一般社団法人 日本医療情報学会

[4-G-1-03] 脳卒中患者・介助者を対象とした医療技術評価基盤開発に向けたElectronic Patients-reported outcome (ePRO) 情報収集システムの構築

*下川 能史1、竹上 未紗2、船越 公太3、木島 真一4、有村 公一1、西村 中1、鴨打 正浩5、西村 邦宏2、中島 直樹6、飯原 弘二7 (1. 九州大学大学院医学研究院脳神経外科 , 2. 国立循環器病研究センター予防医学・疫学情報部, 3. 九州大学病院ARO次世代医療センター, 4. 九州大学大学院医学研究院循環器内科学, 5. 九州大学大学院医学研究院医療経営・管理学講座, 6. 九州大学病院メディカル・インフォメーションセンター, 7. 国立循環器病研究センター)
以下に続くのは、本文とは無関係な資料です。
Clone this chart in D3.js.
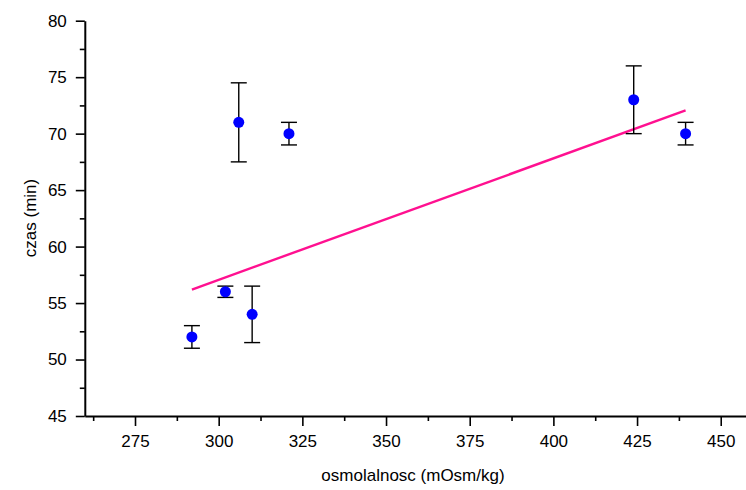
<!DOCTYPE html>
<html>
<head>
<meta charset="utf-8">
<script src="https://cdn.jsdelivr.net/npm/d3@7"></script>
<style>
  html, body { margin: 0; padding: 0; background: #fff; }
  svg { display: block; font-family: "Liberation Sans", Arial, sans-serif; }
</style>
</head>
<body>
<svg id="chart" width="746" height="490"></svg>
<script>
// Measurements: osmolality vs. time, with standard deviations
const osmolality = [292, 302, 306, 310, 321, 424, 439.5];
const timeMin    = [52, 56, 71, 54, 70, 73, 70];
const timeErr    = [1, 0.5, 3.5, 2.5, 1, 3, 1];

// Weighted linear fit, drawn between its end points
const fitX = [292, 439.5];
const fitY = [56.2, 72.05];

const xMajorTicks = [275, 300, 325, 350, 375, 400, 425, 450];
const xMinorTicks = [262.5, 287.5, 312.5, 337.5, 362.5, 387.5, 412.5, 437.5];
const yMajorTicks = [45, 50, 55, 60, 65, 70, 75, 80];
const yMinorTicks = [47.5, 52.5, 57.5, 62.5, 67.5, 72.5, 77.5];

const svg = d3.select("#chart");

const x = d3.scaleLinear().domain([260, 460]).range([84.8, 754.2]);
const y = d3.scaleLinear().domain([45, 80]).range([416, 20.7]);

const axisColor = "#000";
const tickFont = 17;
const titleFont = 17;

// Minor ticks
svg.append("g")
  .attr("transform", `translate(0,${y(45)})`)
  .call(d3.axisBottom(x).tickValues(xMinorTicks).tickSize(5).tickFormat(""))
  .call(g => g.select(".domain").remove());
svg.append("g")
  .attr("transform", `translate(${x(260)},0)`)
  .call(d3.axisLeft(y).tickValues(yMinorTicks).tickSize(5).tickFormat(""))
  .call(g => g.select(".domain").remove());

// Major axes
const xAxis = svg.append("g")
  .attr("transform", `translate(0,${y(45)})`)
  .call(d3.axisBottom(x).tickValues(xMajorTicks).tickSize(10).tickPadding(9).tickSizeOuter(0));
const yAxis = svg.append("g")
  .attr("transform", `translate(${x(260)},0)`)
  .call(d3.axisLeft(y).tickValues(yMajorTicks).tickSize(9).tickPadding(9).tickSizeOuter(0));

svg.selectAll(".tick line").attr("stroke", axisColor).attr("stroke-width", 1.6);
[xAxis, yAxis].forEach(a => {
  a.select(".domain").attr("stroke", axisColor).attr("stroke-width", 2);
  a.selectAll("text").attr("font-size", tickFont).attr("fill", "#000")
    .attr("font-family", "'Liberation Sans', Arial, sans-serif");
});

// Axis titles
svg.append("text")
  .attr("x", 413).attr("y", 481)
  .attr("text-anchor", "middle")
  .attr("font-size", titleFont)
  .text("osmolalnosc (mOsm/kg)");
svg.append("text")
  .attr("transform", `translate(36,218) rotate(-90)`)
  .attr("text-anchor", "middle")
  .attr("font-size", titleFont)
  .text("czas (min)");

// Fit line
svg.append("path")
  .datum(fitX.map((v, i) => [v, fitY[i]]))
  .attr("fill", "none")
  .attr("stroke", "#FF1090")
  .attr("stroke-width", 2.4)
  .attr("d", d3.line().x(d => x(d[0])).y(d => y(d[1])));

// Error bars
const pts = osmolality.map((v, i) => ({ x: v, y: timeMin[i], e: timeErr[i] }));
const capHalf = 8;
const eb = svg.append("g").attr("stroke", "#000").attr("stroke-width", 1.4);
pts.forEach(p => {
  eb.append("line")
    .attr("x1", x(p.x)).attr("x2", x(p.x))
    .attr("y1", y(p.y + p.e)).attr("y2", y(p.y - p.e));
  [p.y + p.e, p.y - p.e].forEach(v => {
    eb.append("line")
      .attr("x1", x(p.x) - capHalf).attr("x2", x(p.x) + capHalf)
      .attr("y1", y(v)).attr("y2", y(v));
  });
});

// Points
svg.append("g").selectAll("circle")
  .data(pts)
  .join("circle")
  .attr("cx", d => x(d.x))
  .attr("cy", d => y(d.y))
  .attr("r", 5.5)
  .attr("fill", "#0000FF");
</script>
</body>
</html>
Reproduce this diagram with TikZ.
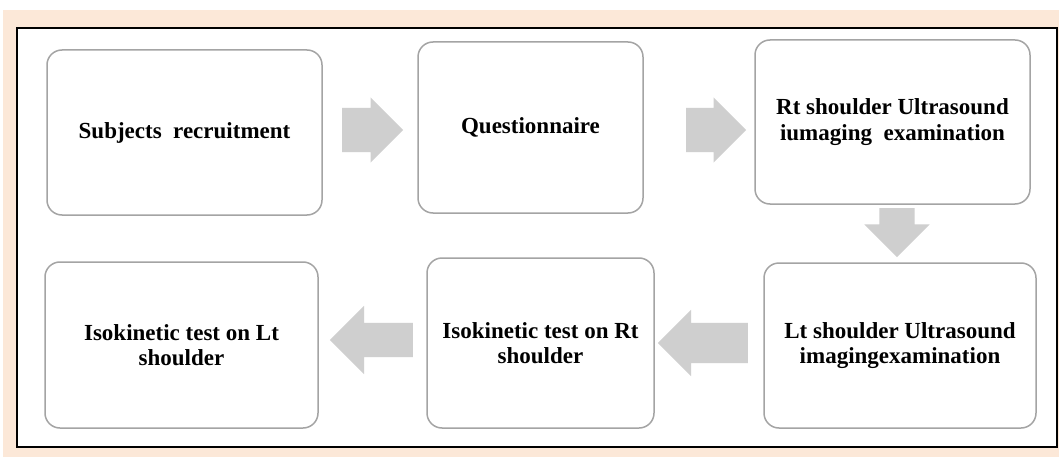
\documentclass[tikz,border=0pt]{standalone}
\usepackage{fontspec}
\setmainfont{Liberation Serif}
\usepackage{tikz}
\usetikzlibrary{shapes.arrows}
\definecolor{peach}{HTML}{FCE8D8}
\definecolor{boxline}{HTML}{A4A4A4}
\definecolor{flowgray}{HTML}{CFCFCF}

\begin{document}
\begin{tikzpicture}
                    [x=1pt, y=-1pt,
                    stage/.style={rectangle,
                        rounded corners=15pt,
                        fill=white, draw=boxline,
                        line width=1.5pt,
                        inner sep=0pt, align=center,
                        font=\fontsize{23}{25.5}\selectfont\bfseries},
                    flow/.style={single arrow,
                        single arrow tip angle=90,
                        fill=flowgray, draw=none,
                        inner xsep=0pt, anchor=tail}]

                    \useasboundingbox (0,0) rectangle (1059,457);
                    \fill[peach] (3,10) rectangle (1059,457);
                    \draw[line width=2pt, fill=white] (17,28) rectangle (1057,447);

                    \node[stage, minimum width=275pt, minimum height=165pt] (subj)
                        at (184.5,132.5) {Subjects\ \ recruitment};
                    \node[stage, minimum width=225pt, minimum height=171pt] (quest)
                        at (530.5,127.5) {Questionnaire};
                    \node[stage, minimum width=275pt, minimum height=164pt] (rtus)
                        at (892.5,122) {Rt shoulder Ultrasound\\iumaging\ \ examination};
                    \node[stage, minimum width=272pt, minimum height=165pt] (ltus)
                        at (900,345.5) {Lt shoulder Ultrasound\\imagingexamination};
                    \node[stage, minimum width=227pt, minimum height=170pt] (rtiso)
                        at (540.5,343) {Isokinetic test on Rt\\shoulder};
                    \node[stage, minimum width=273pt, minimum height=166pt] (ltiso)
                        at (181.5,345) {Isokinetic test on Lt\\shoulder};

                    \node[flow, minimum height=61pt, inner ysep=22pt,
                        single arrow head extend=10.5pt] (s2q) at (342,130) {};
                    \node[flow, minimum height=60pt, inner ysep=22pt,
                        single arrow head extend=10.5pt] (q2r) at (686,130) {};
                    \node[flow, minimum height=49pt, inner ysep=17.5pt,
                        single arrow head extend=15pt, rotate=-90] (r2l) at (897,208) {};
                    \node[flow, minimum height=90pt, inner ysep=20pt,
                        single arrow head extend=13pt, rotate=180] (l2r) at (748,343) {};
                    \node[flow, minimum height=83pt, inner ysep=17pt,
                        single arrow head extend=17pt, rotate=180] (r2l2) at (413,340) {};
                \end{tikzpicture}
\end{document}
Quality of life, Patient-reported outcome, Electronic patient-reported outcome, Stroke, Health Technology Assessment


【背景と目的】

医療の評価指標として、生存期間だけでなく患者の視点に立った中長期的なQuality of Life(QOL)評価が重要であるが、既存の大規模脳卒中データベースでは患者の主観的なアウトカムであるPatient-Reported Outcome (PRO) 情報は収集されていない。我々は大規模脳卒中データベースに、PROを用いて収集した患者・介助者のQOL情報を付与し、それらをもとにした医療技術評価基盤の開発に取り組んでいる。近年、電子的PRO (Electronic PRO, ePRO)の利用が注目されており、我々は脳卒中患者・介助者を対象としてePROを導入したので、その経験を報告する。

【方法と結果】

ePROの構築にはViedocTMのモジュールであるViedocMe用いた。研究者がEDC (Electronical data capture)上で、患者および介助者のID・パスワードを発番し、タブレット端末上で患者に回答して頂いた。PRO収集のタイミングは退院時および外来受診時とした。PRO測定項目として、EuroQol 5 Dimension、SF-36 Health Survey、modified Rankin Scaleを含めた。開発したEDC/ePROを用いて、数例の患者で登録を開始しており、概ね問題なく情報収集できている。

【結論】

脳卒中患者・介助者を対象とした医療技術評価基盤開発に向けたElectronic Patients-reported outcome (ePRO) 情報収集システムを構築した。今後ePROによるQOL情報を大規模脳卒中データベースに付与することで、脳卒中患者のQOLに影響を与える要因の検討やQOLデータを用いた脳卒中患者の効用値データベースの構築が可能となり、脳卒中の医療技術評価を明瞭化することができると考える。